--- THE DATA ---
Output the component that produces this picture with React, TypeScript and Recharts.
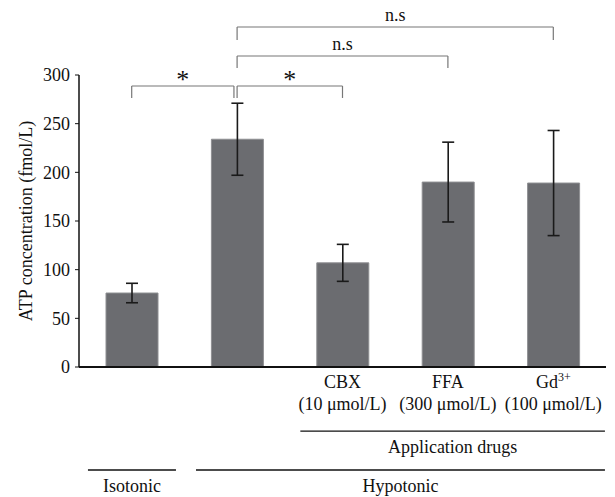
import { Bar, BarChart, ErrorBar, ReferenceLine, XAxis, YAxis } from "recharts";

document.body.style.margin = "0";

const FONT = "'Liberation Serif', 'Times New Roman', serif";

// one bar per condition
const groups = ["Isotonic", "Hypotonic", "CBX", "FFA", "Gd"];
const drugNames = ["", "", "CBX", "FFA", "Gd"];
const doses = ["", "", "(10 μmol/L)", "(300 μmol/L)", "(100 μmol/L)"];
const atp = [76, 234, 107, 190, 189];
const atpErr = [10, 37, 19, 41, 54];
const yTicks = [0, 50, 100, 150, 200, 250, 300];

// significance brackets, x in bar positions (1..5), y in fmol/L
const bracketFrom = [1, 2, 2, 2];
const bracketTo = [1.97, 3, 4, 5];
const bracketY = [288.7, 288.7, 319.5, 349.3];
const bracketDrop = [276.4, 276.4, 307.2, 336];
const bracketText = ["*", "*", "n.s", "n.s"];

// group underlines below the axis
const groupFrom = [2.6, 0.585, 1.61];
const groupTo = [5.49, 1.42, 5.49];
const groupY = [-65.8, -105.8, -105.8];
const groupText = ["Application drugs", "Isotonic", "Hypotonic"];

const data = groups.map((g, i) => ({ name: g, pos: i + 1, atp: atp[i], err: atpErr[i] }));

function DrugTick({ x, y, payload }: any) {
  const i = groups.indexOf(payload.value);
  if (!drugNames[i]) return null;
  return (
    <g style={{ fontFamily: FONT }} fontSize={18} fill="#111">
      <text x={x} y={y + 19} textAnchor="middle">
        {drugNames[i]}
        {drugNames[i] === "Gd" && (
          <tspan fontSize={12} dy={-7}>3+</tspan>
        )}
      </text>
      <text x={x} y={y + 41} textAnchor="middle">{doses[i]}</text>
    </g>
  );
}

export default function App() {
  return (
    <div style={{ fontFamily: FONT }}>
      <BarChart
        width={615}
        height={497}
        data={data}
        margin={{ top: 75, right: 9, left: 0, bottom: 100 }}
        style={{ fontFamily: FONT }}
      >
        <XAxis
          xAxisId="cat"
          dataKey="name"
          height={30}
          tick={<DrugTick />}
          tickLine={false}
          tickSize={0}
          axisLine={{ stroke: "#111", strokeWidth: 2 }}
          interval={0}
        />
        <XAxis xAxisId="pos" dataKey="pos" type="number" domain={[0.5, 5.5]} allowDataOverflow hide />
        <YAxis
          width={79}
          domain={[0, 300]}
          ticks={yTicks}
          tickSize={4}
          tickMargin={5}
          tick={{ fill: "#111", fontSize: 18, style: { fontFamily: FONT } }}
          tickLine={{ stroke: "#111" }}
          axisLine={{ stroke: "#111", strokeWidth: 1.5 }}
          label={{
            value: "ATP concentration (fmol/L)",
            angle: -90,
            position: "insideLeft",
            offset: 21,
            dx: 5,
            style: { textAnchor: "middle", fontSize: 18, fontFamily: FONT, fill: "#111" },
          }}
        />
        <Bar
          xAxisId="cat"
          dataKey="atp"
          barSize={52}
          fill="#6b6c70"
          stroke="#8e8f92"
          strokeWidth={1}
          isAnimationActive={false}
        >
          <ErrorBar dataKey="err" width={6} stroke="#1a1a1a" strokeWidth={1.6} isAnimationActive={false} />
        </Bar>

        {bracketText.map((t, i) => (
          <ReferenceLine
            key={`bh${i}`}
            xAxisId="pos"
            ifOverflow="visible"
            stroke="#777"
            strokeWidth={1.2}
            segment={[{ x: bracketFrom[i], y: bracketY[i] }, { x: bracketTo[i], y: bracketY[i] }]}
            label={{
              value: t,
              position: "top",
              offset: t === "*" ? -2 : 6,
              fontSize: t === "*" ? 26 : 18,
              fill: "#111",
              style: { fontFamily: FONT },
            }}
          />
        ))}
        {bracketText.map((_, i) => (
          <ReferenceLine
            key={`bl${i}`}
            xAxisId="pos"
            ifOverflow="visible"
            stroke="#777"
            strokeWidth={1.2}
            segment={[{ x: bracketFrom[i], y: bracketY[i] }, { x: bracketFrom[i], y: bracketDrop[i] }]}
          />
        ))}
        {bracketText.map((_, i) => (
          <ReferenceLine
            key={`br${i}`}
            xAxisId="pos"
            ifOverflow="visible"
            stroke="#777"
            strokeWidth={1.2}
            segment={[{ x: bracketTo[i], y: bracketY[i] }, { x: bracketTo[i], y: bracketDrop[i] }]}
          />
        ))}

        {groupText.map((t, i) => (
          <ReferenceLine
            key={`g${i}`}
            xAxisId="pos"
            ifOverflow="visible"
            stroke="#111"
            strokeWidth={1.3}
            segment={[{ x: groupFrom[i], y: groupY[i] }, { x: groupTo[i], y: groupY[i] }]}
            label={{ value: t, position: "bottom", offset: 9, fontSize: 18, fill: "#111", style: { fontFamily: FONT } }}
          />
        ))}
      </BarChart>
    </div>
  );
}
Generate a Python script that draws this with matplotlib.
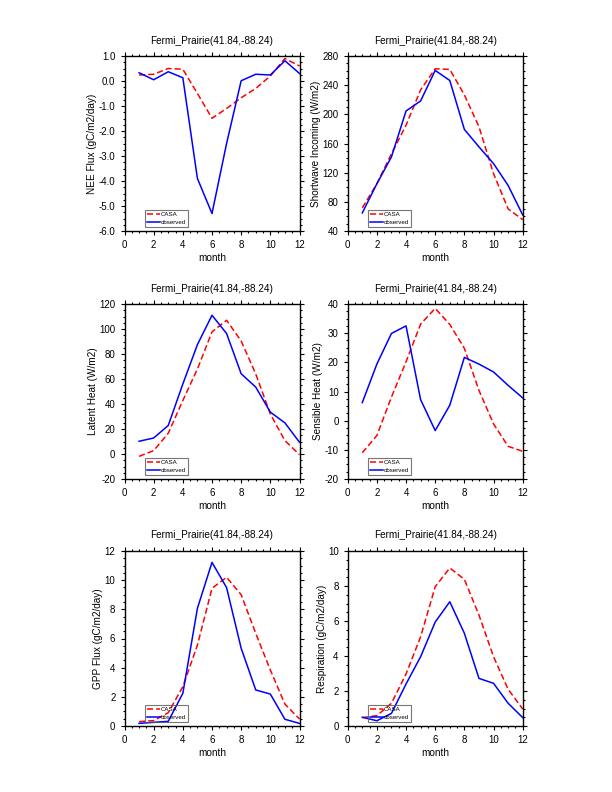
import matplotlib
matplotlib.use("Agg")
import matplotlib.pyplot as plt
from matplotlib.ticker import MultipleLocator, AutoMinorLocator, FormatStrFormatter

plt.rcParams['font.family'] = ['Liberation Sans', 'DejaVu Sans']
plt.rcParams['axes.unicode_minus'] = False

months = list(range(1, 13))
site_title = "Fermi_Prairie(41.84,-88.24)"

# NEE flux (gC/m2/day)
nee_casa = [0.24, 0.27, 0.50, 0.47, -0.50, -1.49, -1.10, -0.67, -0.30, 0.20, 0.90, 0.60]
nee_obs = [0.33, 0.05, 0.37, 0.13, -3.90, -5.30, -2.50, 0.01, 0.27, 0.24, 0.81, 0.30]

# shortwave incoming (W/m2)
swin_casa = [71.7, 104.8, 146.0, 185.0, 233.6, 262.5, 261.6, 226.7, 183.0, 118.6, 70.3, 55.6]
swin_obs = [64.8, 104.8, 141.6, 204.6, 218.4, 260.2, 246.4, 179.3, 155.4, 132.4, 102.5, 62.0]

# latent heat (W/m2)
lh_casa = [-1.9, 2.7, 16.6, 42.8, 68.0, 97.7, 107.0, 90.4, 64.0, 32.0, 10.7, -0.5]
lh_obs = [10.2, 12.8, 22.8, 56.0, 87.5, 111.0, 96.4, 64.2, 53.5, 33.5, 24.9, 9.4]

# sensible heat (W/m2)
sh_casa = [-11.0, -5.1, 8.1, 20.2, 33.1, 38.5, 33.0, 24.8, 10.4, -1.1, -8.8, -10.5]
sh_obs = [6.2, 19.4, 29.9, 32.5, 7.2, -3.4, 5.3, 21.7, 19.4, 16.7, 12.1, 7.8]

# GPP flux (gC/m2/day)
gpp_casa = [0.30, 0.37, 0.91, 2.70, 5.55, 9.44, 10.20, 9.00, 6.35, 3.84, 1.50, 0.48]
gpp_obs = [0.18, 0.25, 0.32, 2.24, 8.07, 11.22, 9.49, 5.33, 2.47, 2.19, 0.46, 0.18]

# respiration (gC/m2/day)
resp_casa = [0.48, 0.59, 1.30, 2.97, 5.10, 7.96, 9.03, 8.38, 6.34, 3.96, 2.10, 0.97]
resp_obs = [0.50, 0.30, 0.72, 2.40, 3.96, 5.94, 7.10, 5.30, 2.72, 2.44, 1.30, 0.48]

panels = [
    (nee_casa, nee_obs, "NEE Flux (gC/m2/day)", (-6.0, 1.0), 1.0, "%.1f"),
    (swin_casa, swin_obs, "Shortwave Incoming (W/m2)", (40, 280), 40, "%d"),
    (lh_casa, lh_obs, "Latent Heat (W/m2)", (-20, 120), 20, "%d"),
    (sh_casa, sh_obs, "Sensible Heat (W/m2)", (-20, 40), 10, "%d"),
    (gpp_casa, gpp_obs, "GPP Flux (gC/m2/day)", (0, 12), 2, "%d"),
    (resp_casa, resp_obs, "Respiration (gC/m2/day)", (0, 10), 2, "%d"),
]

fig = plt.figure(figsize=(6.12, 7.92), dpi=100)

W, H = 612.0, 792.0
lefts = [124.5, 347.7]
tops = [56, 304, 551]
aw, ah = 175.0, 175.0

for i, (casa, obs, ylab, ylim, step, fmt) in enumerate(panels):
    row, col = divmod(i, 2)
    ax = fig.add_axes([lefts[col] / W, 1 - (tops[row] + ah) / H, aw / W, ah / H])
    ax.plot(months, casa, color='red', lw=1.1, linestyle=(0, (4, 2)), label='CASA')
    ax.plot(months, obs, color='blue', lw=1.1, label='observed')
    ax.set_xlim(0, 12)
    ax.set_ylim(*ylim)
    ax.xaxis.set_major_locator(MultipleLocator(2))
    ax.xaxis.set_minor_locator(AutoMinorLocator(4))
    ax.yaxis.set_major_locator(MultipleLocator(step))
    ax.yaxis.set_minor_locator(AutoMinorLocator(4))
    ax.yaxis.set_major_formatter(FormatStrFormatter(fmt))
    ax.tick_params(which='both', direction='out', top=True, right=True,
                   width=0.8, labelsize=7)
    ax.tick_params(which='major', length=3)
    ax.tick_params(which='minor', length=1.6)
    for sp in ax.spines.values():
        sp.set_linewidth(1.0)
    ax.set_title(site_title, fontsize=7.2, pad=9)
    ax.set_xlabel("month", fontsize=7.2, labelpad=2)
    ax.set_ylabel(ylab, fontsize=7.2, labelpad=1)
    leg = ax.legend(loc='lower left', bbox_to_anchor=(0.117, 0.022), fontsize=4.4,
                    handlelength=2.1, handletextpad=0.05, borderpad=0.35,
                    labelspacing=0.45, borderaxespad=0, fancybox=False)
    leg.get_frame().set_facecolor('none')
    leg.get_frame().set_edgecolor('#555555')
    leg.get_frame().set_linewidth(0.8)

fig.savefig("out.png", dpi=100)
---
• STATED GOAL
Leave out the pictures and repeat the lines from the start of the material through the line with "const data = groups.map((g, i)", inclusive.

• THE ANSWER
Output the component that produces this picture with React, TypeScript and Recharts.
import { Bar, BarChart, ErrorBar, ReferenceLine, XAxis, YAxis } from "recharts";

document.body.style.margin = "0";

const FONT = "'Liberation Serif', 'Times New Roman', serif";

// one bar per condition
const groups = ["Isotonic", "Hypotonic", "CBX", "FFA", "Gd"];
const drugNames = ["", "", "CBX", "FFA", "Gd"];
const doses = ["", "", "(10 μmol/L)", "(300 μmol/L)", "(100 μmol/L)"];
const atp = [76, 234, 107, 190, 189];
const atpErr = [10, 37, 19, 41, 54];
const yTicks = [0, 50, 100, 150, 200, 250, 300];

// significance brackets, x in bar positions (1..5), y in fmol/L
const bracketFrom = [1, 2, 2, 2];
const bracketTo = [1.97, 3, 4, 5];
const bracketY = [288.7, 288.7, 319.5, 349.3];
const bracketDrop = [276.4, 276.4, 307.2, 336];
const bracketText = ["*", "*", "n.s", "n.s"];

// group underlines below the axis
const groupFrom = [2.6, 0.585, 1.61];
const groupTo = [5.49, 1.42, 5.49];
const groupY = [-65.8, -105.8, -105.8];
const groupText = ["Application drugs", "Isotonic", "Hypotonic"];

const data = groups.map((g, i) => ({ name: g, pos: i + 1, atp: atp[i], err: atpErr[i] }));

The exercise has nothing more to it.